Trump’s attorneys have fought to delay that case—arguing mainly that they haven’t been given enough time to process the enormous amount of discovery and evidence that James’ office has produced. But the New York Supreme Court judge overseeing that case has largely rejected their complaints and earlier this week confirmed the trial will happen in October. Trump’s only option to avoid the publicity and airing of his financial shenanigans may be to settle the case—which would likely involve having to pay some fine (though less than the $250 million James is asking for) and acknowledging some guilt. Publicly, Trump has mocked James, and his attorneys have blustered in court that her investigation is nothing but a politically-motivated witch hunt. But James says Trump’s attorneys have approached her office seeking a settlement that would keep the case out of a courtroom.

Next January, Trump and his lawyers will go from the New York Supreme Court building, where James’ case will be heard, to the building next door, where Carroll’s case was heard, in order to battle another potentially costly lawsuit. This one is a class-action lawsuit filed over Trump’s involvement, starting in 2008 at the height of his Apprentice fame with the multi-level marketing company ACN. 

Trump promised potential customers that he had “done the research” and urged them to “trust me”: there would be no risk in getting involved with ACN’s products. That, of course, was not true. As many as 200,000 people did pay hundreds of dollars to buy into ACN’s marketing scheme. Plaintiffs in the case say they were duped into paying hundreds of dollars to attend seminars and promotional events and wasted money trying to sell what turned out to be an unsuccessful product—and, they claim, they spent that money because Trump was persuasive in his argument that the company and the product were winners. Trump was paid nearly $9 million to appear at promotional events and make videos touting the company’s product—a telephone ACN billed as “revolutionary” that would allow video-chatting as well as regular phone calls. 

Trump has since defended his role in the business, saying it amounted to “puffery” that no one reasonably could have believed. If Trump loses, the damages are estimated at around $5 million—although more ACN customers could join and take that figure higher. As with the Carroll case, even if Trump wins, the case can potentially get ugly, with Trump’s own lawyers having to depict him as an unreliable and untrustworthy pitchman who no one would take seriously—awkward at any time, but especially during a presidential run. 
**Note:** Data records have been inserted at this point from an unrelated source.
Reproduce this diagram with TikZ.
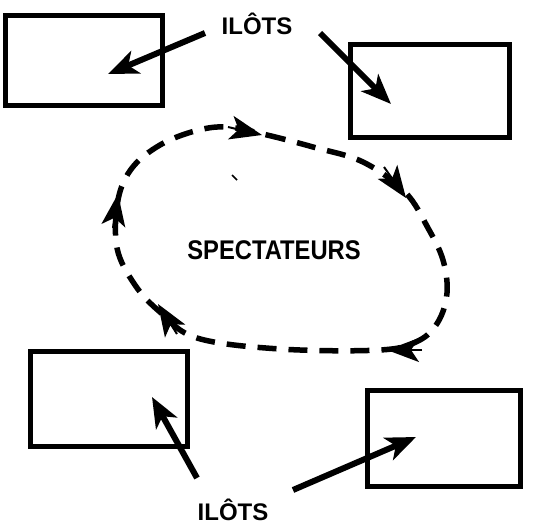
\documentclass[tikz,border=0pt]{standalone}
\usepackage{fontspec}
\setmainfont{Liberation Sans}
\usetikzlibrary{arrows.meta}
\begin{document}
\begin{tikzpicture}[x=1pt,y=-1pt,
  box/.style={draw,line width=5.5pt,inner sep=0pt},
  lbl/.style={font=\bfseries\fontsize{24}{24}\selectfont,inner sep=0pt},
  arr/.style={line width=6pt,-{Stealth[length=30pt,width=24pt,inset=8pt]}},
  loop/.style={line width=5.5pt,dash pattern=on 19pt off 12pt},
  lhead/.style={line width=2pt,-{Stealth[length=32pt,width=24pt,inset=8pt]}}]
\useasboundingbox (0,0) rectangle (533,525);
% rectangles
\node[box,minimum width=157pt,minimum height=90pt] (r1) at (84,60.5) {};
\node[box,minimum width=159pt,minimum height=93pt] (r2) at (430,91) {};
\node[box,minimum width=157pt,minimum height=95pt] (r3) at (109,399) {};
\node[box,minimum width=153pt,minimum height=96pt] (r4) at (444,438.5) {};
% labels
\node[lbl] (t1) at (257,24) {ILÔTS};
\node[lbl] (t2) at (233,510) {ILÔTS};
\node[lbl,font=\bfseries\fontsize{27}{27}\selectfont] (sp) at (274,250) {\scalebox{0.88}[1]{SPECTATEURS}};
% arrow end coordinates
\coordinate (a1s) at (205,33);  \coordinate (a1e) at (108,74);
\coordinate (a2s) at (320,33);  \coordinate (a2e) at (391,104);
\coordinate (a3s) at (197,478); \coordinate (a3e) at (152,397);
\coordinate (a4s) at (293,490); \coordinate (a4e) at (416,437);
\draw[arr] (a1s) -- (a1e);
\draw[arr] (a2s) -- (a2e);
\draw[arr] (a3s) -- (a3e);
\draw[arr] (a4s) -- (a4e);
% dashed loop
\draw[loop] plot[smooth cycle,tension=0.6] coordinates {
  (227,127) (267,135) (313,147) (363,162) (405,192) (428,228) (443,260)
  (447,293) (438,322) (418,341) (380,350) (280,349) (197,338) (160,312)
  (135,285) (117,248) (118,200) (132,168) (160,145) (195,131)};
% arrowheads on loop
\coordinate (h1b) at (228,127); \coordinate (h1e) at (262,135);
\coordinate (h2b) at (384,167); \coordinate (h2e) at (406,198);
\coordinate (h3b) at (422,350); \coordinate (h3e) at (387,350);
\coordinate (h4b) at (177,334); \coordinate (h4e) at (158,304);
\coordinate (h5b) at (113,228); \coordinate (h5e) at (118,194);
\draw[lhead] (h1b) -- (h1e);
\draw[lhead] (h2b) -- (h2e);
\draw[lhead] (h3b) -- (h3e);
\draw[lhead] (h4b) -- (h4e);
\draw[lhead] (h5b) -- (h5e);
% small stray mark
\draw[line width=1.5pt] (232,175) -- (237,180);
\end{tikzpicture}
\end{document}
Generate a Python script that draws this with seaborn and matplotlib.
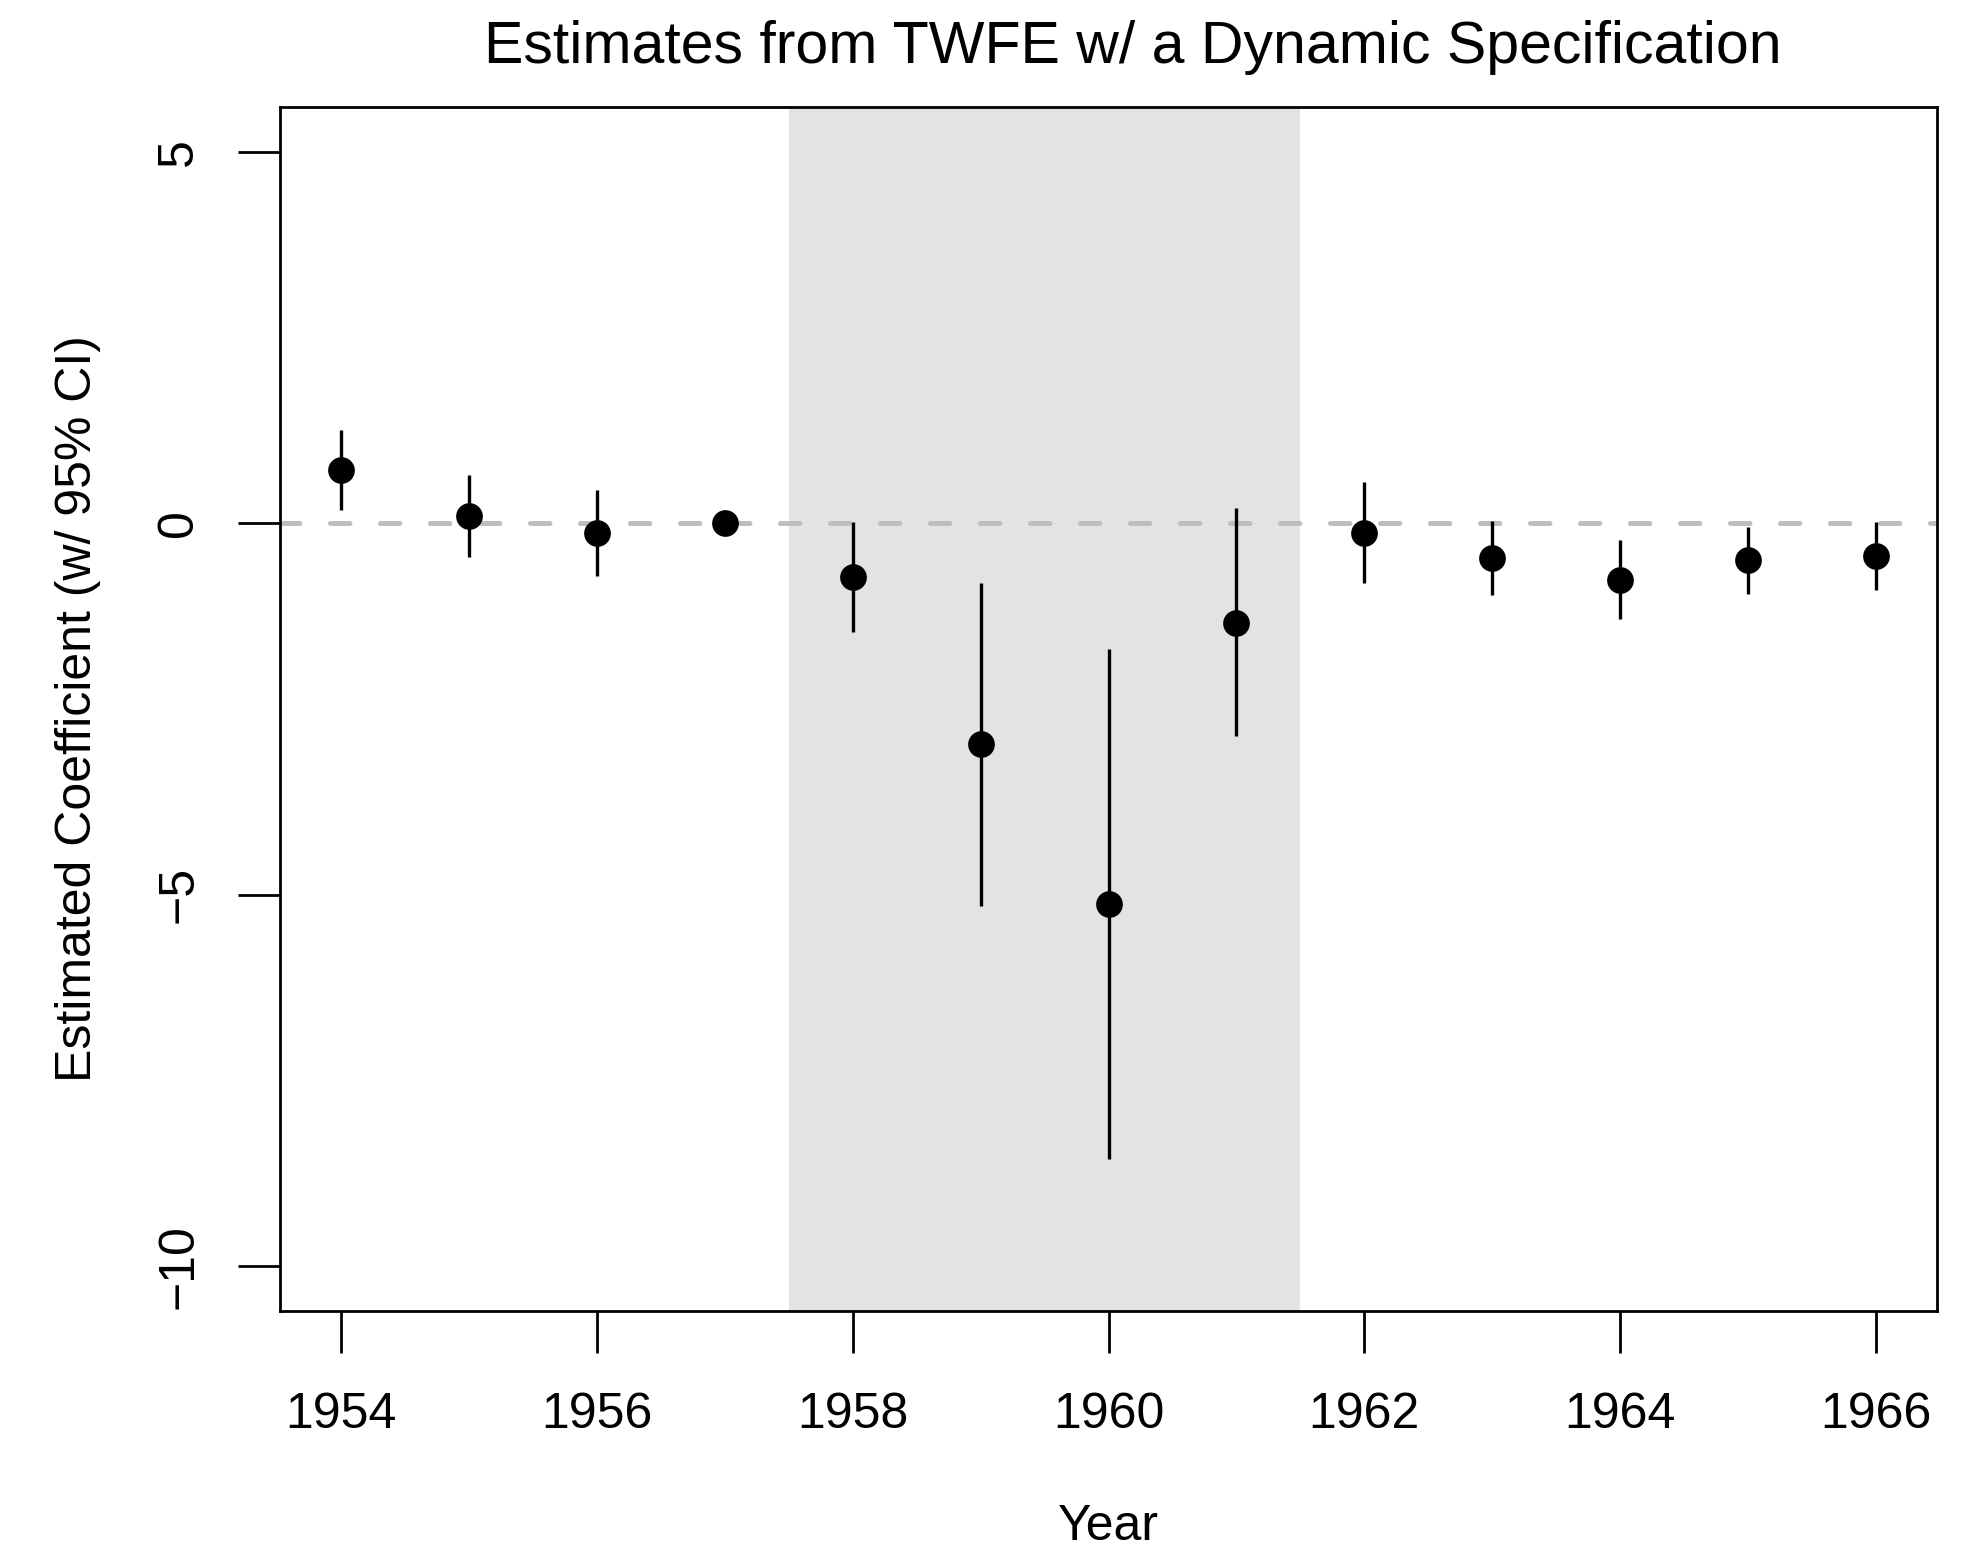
import matplotlib
matplotlib.use("Agg")
import matplotlib.pyplot as plt
import seaborn as sns
import pandas as pd
import numpy as np

years = [1954, 1955, 1956, 1957, 1958, 1959, 1960, 1961, 1962, 1963, 1964, 1965, 1966]
estimates = [0.71, 0.10, -0.13, 0.0, -0.72, -2.97, -5.13, -1.34, -0.13, -0.47, -0.76, -0.50, -0.44]
ci_upper = [1.25, 0.65, 0.45, 0.0, 0.01, -0.80, -1.69, 0.20, 0.55, 0.03, -0.23, -0.05, 0.01]
ci_lower = [0.18, -0.46, -0.71, 0.0, -1.47, -5.15, -8.56, -2.87, -0.80, -0.97, -1.29, -0.95, -0.90]
shade_start, shade_end = 1957.5, 1961.5
x_ticks = [1954, 1956, 1958, 1960, 1962, 1964, 1966]
y_ticks = [-10, -5, 0, 5]
y_tick_labels = ["\u221210", "\u22125", "0", "5"]

df = pd.DataFrame({"Year": years, "est": estimates, "lo": ci_lower, "hi": ci_upper})

sns.set_style("white")
plt.rcParams["font.family"] = ["Liberation Sans", "DejaVu Sans"]
plt.rcParams["lines.scale_dashes"] = False
plt.rcParams["text.color"] = "black"
plt.rcParams["axes.labelcolor"] = "black"
plt.rcParams["xtick.color"] = "black"
plt.rcParams["ytick.color"] = "black"

fig = plt.figure(figsize=(19.88, 15.48), dpi=100)
ax = fig.add_axes([280/1988, 1 - 1311/1548, (1937-280)/1988, (1311-107)/1548])

ax.axvspan(shade_start, shade_end, color="#E3E3E3", zorder=0, lw=0)
ax.axhline(0, color="#BEBEBE", lw=3.6, dashes=(14, 22), dash_capstyle="round", zorder=1)
ax.vlines(df["Year"], df["lo"], df["hi"], color="black", lw=2.4, zorder=2)
sns.scatterplot(data=df, x="Year", y="est", ax=ax, color="black", s=370,
                edgecolor="black", linewidth=0, zorder=3)

ax.set_xlim(1953.52, 1966.48)
ax.set_ylim(-10.6, 5.6)
ax.set_xticks(x_ticks)
ax.set_xticklabels([str(t) for t in x_ticks])
ax.set_yticks(y_ticks)
ax.set_yticklabels(y_tick_labels, rotation=90, va="center")
ax.tick_params(axis="both", which="major", length=30, width=2.0, color="black",
               labelcolor="black", labelsize=36, direction="out", left=True, bottom=True)
ax.tick_params(axis="x", pad=28)
ax.tick_params(axis="y", pad=26)

for s in ax.spines.values():
    s.set_visible(True)
    s.set_color("black")
    s.set_linewidth(2.0)

ax.set_xlabel("Year", fontsize=36, color="black")
ax.set_ylabel("Estimated Coefficient (w/ 95% CI)", fontsize=36, color="black")
ax.xaxis.set_label_coords(0.5, -0.16)
ax.yaxis.set_label_coords(-0.108, 0.5)

fig.text(1133/1988, 1 - 63/1548, "Estimates from TWFE w/ a Dynamic Specification",
         ha="center", va="baseline", fontsize=42.5, color="black")

fig.savefig("out.png", dpi=100)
And those are just the cases going to trial in New York City over the next year, likely in the same time frame as a potential trial in the Bragg case is scheduled. Trump, of course, remains the target of a grand jury investigation in Georgia over his attempts to meddle in the 2020 election results and is under investigation by a Department of Justice special counsel over his role in removing secret documents from the White House and storing them, largely unsecured, at his Mar-a-Lago resort.